The aforementioned variables are quantitative, and they include the explanatory variable, also known as the independent variable, and the dependent variable. This relationship between the aforementioned variables is usually represented in form of an equation, or it can even be represented graphically. The function of regression analysis is thus to establish a relationship between the variables using information available about the explanatory variable, and predict values of the dependent variable for decision making. It is therefore apparent that regression analysis is a very useful forecasting tool.
Types of regression
There are two main types of regression. These are simple regression and multiple regression. In both simple and multiple regression, a regression model is constructed which is presumed to follow a certain distribution. Therefore, regression models can be developed with linear, exponential, or even logarithmic equations.
Simple regression
This is the type of regression in which there is only one dependent variable and one independent variable. That is, the regression relationship is based on only tow variables. In this case, the explanatory variable is the only unknown in the right side of the regression equation. An example of a linear regression model for simple regression is: Y ^ = bo + b1X Where Y is the dependent variable, X is the explanatory variable, and bo and b1 are constants.
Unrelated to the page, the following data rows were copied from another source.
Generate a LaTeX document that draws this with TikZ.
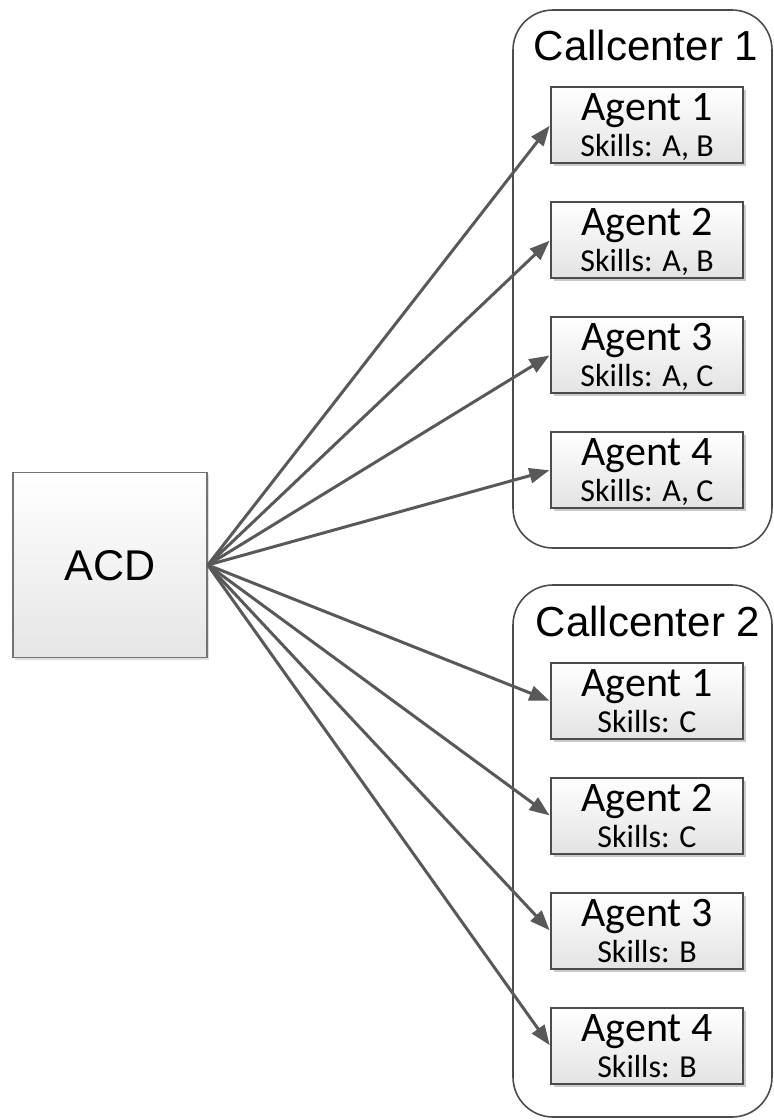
\documentclass[tikz,border=0pt]{standalone}
\usepackage{fontspec}
\setmainfont{Liberation Sans}
\newfontfamily\calibrifont{Carlito}
\usetikzlibrary{arrows.meta,shadows}

\begin{document}
\begin{tikzpicture}[x=1pt,y=-1pt,
  group/.style={draw=black!70, line width=1.6pt, rounded corners=40pt, minimum width=259pt, inner sep=0pt},
  agentbox/.style={draw=black!70, line width=1.4pt, top color=white, bottom color=black!11,
    minimum width=192pt, minimum height=76pt, inner sep=0pt,
    drop shadow={shadow xshift=3pt, shadow yshift=-3pt, opacity=0.35, fill=black!60}},
  acdbox/.style={draw=black!55, line width=1.6pt, top color=white, bottom color=black!10,
    minimum width=194pt, minimum height=185pt, inner sep=0pt,
    drop shadow={shadow xshift=2pt, shadow yshift=-2pt, opacity=0.25, fill=black!50}},
  titletext/.style={anchor=base, inner sep=0pt, font=\fontsize{42}{42}\selectfont},
  agenttext/.style={anchor=base, inner sep=0pt, font=\calibrifont\fontsize{42}{42}\selectfont},
  skilltext/.style={anchor=base, inner sep=0pt, font=\calibrifont\fontsize{32}{32}\selectfont},
  link/.style={draw=black!65, line width=3pt, -{Triangle[length=20pt,width=15pt]}, shorten >=1pt}
]
\useasboundingbox (0,0) rectangle (774,1120);

% call center groups
\node[group, minimum height=538pt] (cc1) at (642.5,279) {};
\node[group, minimum height=532pt] (cc2) at (642.5,851) {};
\node[titletext] (cc1title) at (646,60) {Callcenter 1};
\node[titletext] (cc2title) at (648,636) {Callcenter 2};

% the dispatcher
\node[acdbox] (acd) at (110,565) {};
\node[anchor=base, inner sep=0pt, font=\fontsize{43}{43}\selectfont] (acdtext) at (110,580) {ACD};

% agents of both call centers
\foreach \name/\top/\num/\skills in {
  a11/87/1/{A, B}, a12/202/2/{A, B}, a13/317/3/{A, C}, a14/432/4/{A, C},
  a21/663/1/{C}, a22/778/2/{C}, a23/893/3/{B}, a24/1008/4/{B}} {
  \node[agentbox] (\name) at (647,\top+38) {};
  \node[agenttext] (\name t) at (647,\top+33) {Agent \num};
  \node[skilltext] (\name s) at (647,\top+69) {Skills: \skills};
}

% routing from the dispatcher to every agent
\foreach \name in {a11,a12,a13,a14,a21,a22,a23,a24}
  \draw[link] (acd.east) -- (\name.west);
\end{tikzpicture}
\end{document}
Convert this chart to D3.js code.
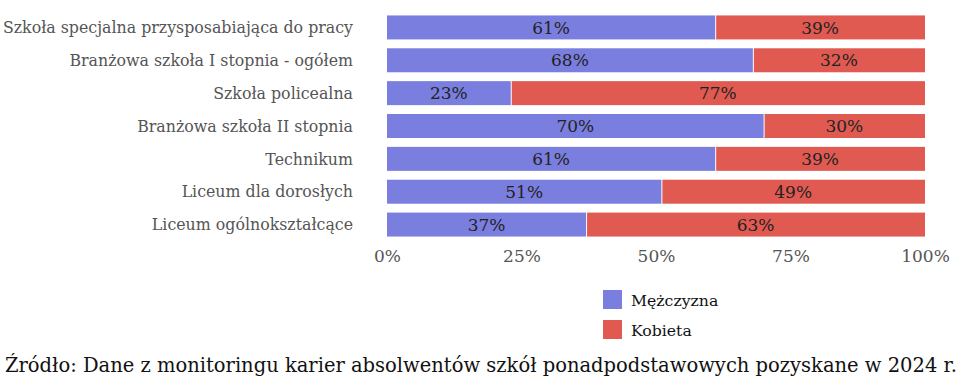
<!DOCTYPE html>
<html>
<head>
<meta charset="utf-8">
<script src="https://cdn.jsdelivr.net/npm/d3@7"></script>
<style>
body { margin: 0; background: #fff; }
svg text { font-family: "DejaVu Serif", serif; }
</style>
</head>
<body>
<div id="chart"></div>
<script>
var categories = [
    "Szkoła specjalna przysposabiająca do pracy",
    "Branżowa szkoła I stopnia - ogółem",
    "Szkoła policealna",
    "Branżowa szkoła II stopnia",
    "Technikum",
    "Liceum dla dorosłych",
    "Liceum ogólnokształcące"
];
var men = [61, 68, 23, 70, 61, 51, 37];
var women = [39, 32, 77, 30, 39, 49, 63];
var seriesNames = ["Mężczyzna", "Kobieta"];
var ticks = [0, 25, 50, 75, 100];
var source = "Źródło: Dane z monitoringu karier absolwentów szkół ponadpodstawowych pozyskane w 2024 r.";

var svgWidth = 960;
var svgHeight = 384;
var colors = ["#7a7ede", "#e05a52"];

var svg = d3.select("#chart")
    .append("svg")
    .attr("width", svgWidth)
    .attr("height", svgHeight);

var x = d3.scaleLinear().domain([0, 100]).range([387, 925]);
var y = d3.scaleBand().domain(categories).range([11, 241]).paddingInner(0.27).paddingOuter(0.135);

var rows = categories.map(function(c, i) {
    return { cat: c, vals: [men[i], women[i]] };
});

var row = svg.selectAll(".row")
    .data(rows)
    .enter().append("g")
    .attr("class", "row");

row.each(function(d) {
    var g = d3.select(this);
    var start = 0;
    d.vals.forEach(function(v, j) {
        g.append("rect")
            .attr("x", x(start) + (j > 0 ? 1 : 0))
            .attr("y", y(d.cat))
            .attr("width", x(start + v) - x(start) - (j > 0 ? 1 : 0))
            .attr("height", y.bandwidth())
            .attr("fill", colors[j]);
        g.append("text")
            .attr("x", (x(start) + x(start + v)) / 2)
            .attr("y", y(d.cat) + y.bandwidth() / 2)
            .attr("dy", "0.36em")
            .attr("text-anchor", "middle")
            .attr("font-size", 17)
            .attr("fill", "#222")
            .text(v + "%");
        start += v;
    });
});

svg.selectAll(".cat")
    .data(categories)
    .enter().append("text")
    .attr("class", "cat")
    .attr("x", 353)
    .attr("y", d => y(d) + y.bandwidth() / 2)
    .attr("dy", "0.36em")
    .attr("text-anchor", "end")
    .attr("font-size", 15.8)
    .attr("fill", "#555")
    .text(d => d);

var xAxis = svg.append("g")
    .attr("transform", "translate(0,246)")
    .call(d3.axisBottom(x).tickValues(ticks).tickFormat(d => d + "%").tickSize(0).tickPadding(4));
xAxis.select(".domain").remove();
xAxis.selectAll("text")
    .attr("font-family", "DejaVu Serif, serif")
    .attr("font-size", 17)
    .attr("fill", "#555");

var legend = svg.selectAll(".legend")
    .data(seriesNames)
    .enter().append("g")
    .attr("class", "legend")
    .attr("transform", (d, i) => `translate(603, ${290 + i * 30})`);
legend.append("rect")
    .attr("width", 19)
    .attr("height", 19)
    .attr("fill", (d, i) => colors[i]);
legend.append("text")
    .attr("x", 28)
    .attr("y", 10)
    .attr("dy", "0.36em")
    .attr("font-size", 15.7)
    .attr("fill", "#111")
    .text(d => d);

svg.append("text")
    .attr("x", 5)
    .attr("y", 372)
    .attr("font-size", 19.5)
    .attr("fill", "#111")
    .text(source);
</script>
</body>
</html>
The constant bo and b1 are determined by using historical values of X and Y. This gives them values, and therefore, future values of Y can be determined if one has the value of X. To exemplify the applicability of simple regression, consider a case in which population is assumed to have a linear relationship with time. In this case, population can be represented by the variable Y, and time can be represented by the variable X. Historical values of population can be used to get values for the constants, making predictions of future population possible. If the stated historical values are plotted, bo is given by the y-intercept of the graph, while the constant b1 is given by the gradient of the resultant line.
Multiple regression
Multiple regression is the regression in which there is more than one explanatory variable.
An example of a linear regression model for multiple regression is: Y = bo + b1X1 + b2X2 Where Y is the dependent variable, X1 and X2 are explanatory variables/predictor variables, and bo, b1 and b2 are constants. The aforementioned constants are determined as in the case of linear regression above, although in multiple regression, multiple predictor variables are used. An example is a case in which population in a given year is assumed to be predicted by time, and number of births in the previous year. In such a case, Y will be the population, and either X1 or X2 will represent time or number of births in the previous year. Such a variable, like the year, that make data to change, are known as dummy variables. Another example of a dummy variable is gender. Standard deviation, which is denoted by Syx, is calculated using the historical values of Y and X, and it represents the error of the regression equation, which is measured with a specific confidence level.
Theoretically, it is wise to take large samples as they have less error. R 2, known as the true coefficient, is used to check the variability of the sample data with the regression line.
Other applications of regression
Regression can be applied in a myriad of other situations. For instance, it is very common in businesses, where business indicators are predicted using business drivers. A good example of this is a case in which the sales of a business enterprise can be predicted using the amount of money invested in advertising. This is just a simple example.
A real situation will have the sales volume being predicted by multiple variables by the use of the principles of multiple regression.